Exercises

Individual exercises to help test your understanding and knowledge of key areas of text. Complete them to see your strengths and weaknesses.

The pavement is a primordial site for social life in villages, towns and city, where members of the public encounter one another. It is a place for transportation on foot, though we also find wheeled luggage, buggies, scooters, skateboards and bicycles on it. It is a place for meetings, planned and unplanned. It is a place for advertising, busking and selling things. It is a place for exercise for joggers, walkers and dog walkers (for dogs it is also a food source, scent-system and latrine). It is a place for leaving and collecting rubbish. While its passing, regular and professional inhabitants vary by country, city and neighbourhood, it is not unusual to find a mix of social types there. These persons are going about making themselves and their actions recognisable and, in turn, recognising and responding to the actions of others. The pavement is, then, in short a site rich with activities. For the exercise, find a reasonably heavily used pavement and spend at least two hours there. A notebook is probably all you will need by way of equipment.

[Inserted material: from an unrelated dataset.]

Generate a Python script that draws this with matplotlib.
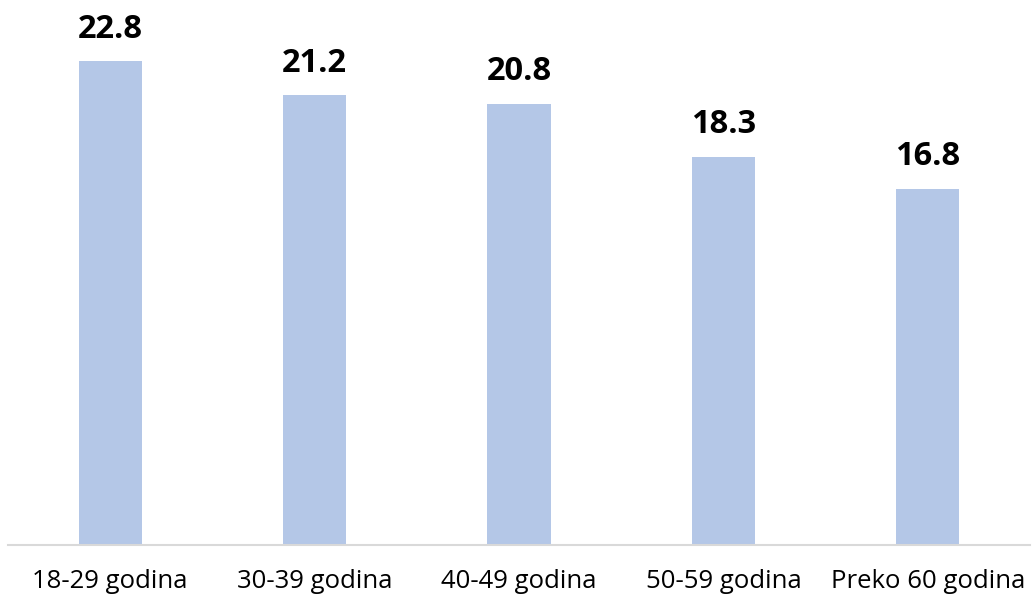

Work your way through the suggestions and questions below:

  1. List the categories of persons (e.g. student, shopper) and groups (e.g. schoolkids) you can recognise that are on the pavement you are studying.
  2. Note any persons that have institutional roles related to the pavement and consider what they are doing and how they make their role and their actions recognisable.
  3. Make a list of the actions that you see on the pavement.
  4. Pick one or two of these actions and break them down into detailed and sequential instructions for reproducing them.
  5. Reconsider some of the categories you first listed in relation to how having studied their role in pavement-actions.
  6. When things go wrong in minor or major ways, what do the persons involved do to repair the situation?

For a more advanced exercise, building on the first analysis, you can towards the rights to, and on, the pavement.

  1. What are the relative rights of categories person you have observed on the pavement?
  2. How do you see each social category’s rights manifest in the actual actions you are observing on the pavement?
  3. Are there spatial aspects to each social category’s expectation and orientation toward their rights and the rights of others?